** START OF AVAILABLE DATA **
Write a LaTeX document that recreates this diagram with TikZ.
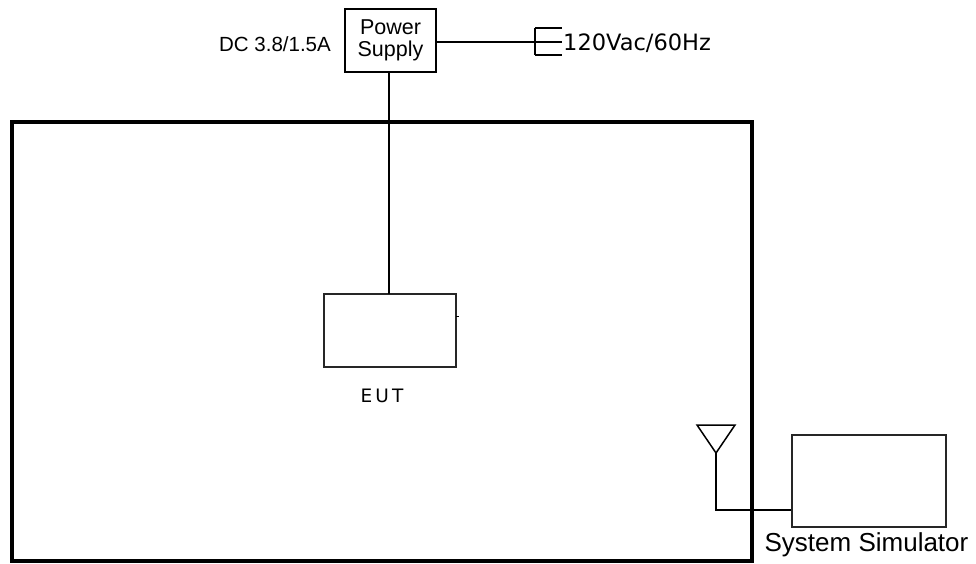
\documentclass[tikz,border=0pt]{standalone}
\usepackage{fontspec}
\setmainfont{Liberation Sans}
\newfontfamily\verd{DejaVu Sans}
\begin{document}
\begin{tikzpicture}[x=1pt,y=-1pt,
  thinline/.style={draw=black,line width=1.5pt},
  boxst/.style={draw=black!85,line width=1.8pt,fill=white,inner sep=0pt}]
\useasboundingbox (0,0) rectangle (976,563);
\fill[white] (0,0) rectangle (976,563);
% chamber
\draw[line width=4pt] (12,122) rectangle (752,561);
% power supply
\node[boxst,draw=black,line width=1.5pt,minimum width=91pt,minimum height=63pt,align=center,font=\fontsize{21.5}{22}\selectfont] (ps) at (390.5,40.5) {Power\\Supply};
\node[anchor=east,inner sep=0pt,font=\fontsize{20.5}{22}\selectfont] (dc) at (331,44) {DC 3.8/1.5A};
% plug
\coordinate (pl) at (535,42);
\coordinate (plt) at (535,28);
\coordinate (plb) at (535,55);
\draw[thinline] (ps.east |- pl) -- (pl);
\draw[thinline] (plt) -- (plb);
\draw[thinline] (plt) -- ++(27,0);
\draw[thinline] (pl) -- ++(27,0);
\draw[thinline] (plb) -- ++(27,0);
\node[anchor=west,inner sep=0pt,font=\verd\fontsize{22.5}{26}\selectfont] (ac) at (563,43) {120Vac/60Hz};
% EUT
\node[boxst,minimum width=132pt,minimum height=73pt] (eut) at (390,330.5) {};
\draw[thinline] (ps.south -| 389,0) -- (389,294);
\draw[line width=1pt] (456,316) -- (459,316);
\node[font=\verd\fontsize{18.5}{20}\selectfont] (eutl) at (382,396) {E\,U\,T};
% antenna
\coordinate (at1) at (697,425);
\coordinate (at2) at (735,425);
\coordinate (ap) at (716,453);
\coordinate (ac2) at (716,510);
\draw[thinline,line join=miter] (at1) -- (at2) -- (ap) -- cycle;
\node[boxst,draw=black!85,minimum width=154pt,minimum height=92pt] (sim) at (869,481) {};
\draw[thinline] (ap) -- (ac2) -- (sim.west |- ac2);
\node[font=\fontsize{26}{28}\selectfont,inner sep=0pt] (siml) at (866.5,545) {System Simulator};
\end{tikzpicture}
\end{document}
** END OF AVAILABLE DATA **
WHAT IS ASKED. Word for word, quote the lines above. Omit the pictures.

SOLUTION TO THIS EXERCISE.
Write a LaTeX document that recreates this diagram with TikZ.
\documentclass[tikz,border=0pt]{standalone}
\usepackage{fontspec}
\setmainfont{Liberation Sans}
\newfontfamily\verd{DejaVu Sans}
\begin{document}
\begin{tikzpicture}[x=1pt,y=-1pt,
  thinline/.style={draw=black,line width=1.5pt},
  boxst/.style={draw=black!85,line width=1.8pt,fill=white,inner sep=0pt}]
\useasboundingbox (0,0) rectangle (976,563);
\fill[white] (0,0) rectangle (976,563);
% chamber
\draw[line width=4pt] (12,122) rectangle (752,561);
% power supply
\node[boxst,draw=black,line width=1.5pt,minimum width=91pt,minimum height=63pt,align=center,font=\fontsize{21.5}{22}\selectfont] (ps) at (390.5,40.5) {Power\\Supply};
\node[anchor=east,inner sep=0pt,font=\fontsize{20.5}{22}\selectfont] (dc) at (331,44) {DC 3.8/1.5A};
% plug
\coordinate (pl) at (535,42);
\coordinate (plt) at (535,28);
\coordinate (plb) at (535,55);
\draw[thinline] (ps.east |- pl) -- (pl);
\draw[thinline] (plt) -- (plb);
\draw[thinline] (plt) -- ++(27,0);
\draw[thinline] (pl) -- ++(27,0);
\draw[thinline] (plb) -- ++(27,0);
\node[anchor=west,inner sep=0pt,font=\verd\fontsize{22.5}{26}\selectfont] (ac) at (563,43) {120Vac/60Hz};
% EUT
\node[boxst,minimum width=132pt,minimum height=73pt] (eut) at (390,330.5) {};
\draw[thinline] (ps.south -| 389,0) -- (389,294);
\draw[line width=1pt] (456,316) -- (459,316);
\node[font=\verd\fontsize{18.5}{20}\selectfont] (eutl) at (382,396) {E\,U\,T};
% antenna
\coordinate (at1) at (697,425);
\coordinate (at2) at (735,425);
\coordinate (ap) at (716,453);
\coordinate (ac2) at (716,510);
\draw[thinline,line join=miter] (at1) -- (at2) -- (ap) -- cycle;
\node[boxst,draw=black!85,minimum width=154pt,minimum height=92pt] (sim) at (869,481) {};
\draw[thinline] (ap) -- (ac2) -- (sim.west |- ac2);
\node[font=\fontsize{26}{28}\selectfont,inner sep=0pt] (siml) at (866.5,545) {System Simulator};
\end{tikzpicture}
\end{document}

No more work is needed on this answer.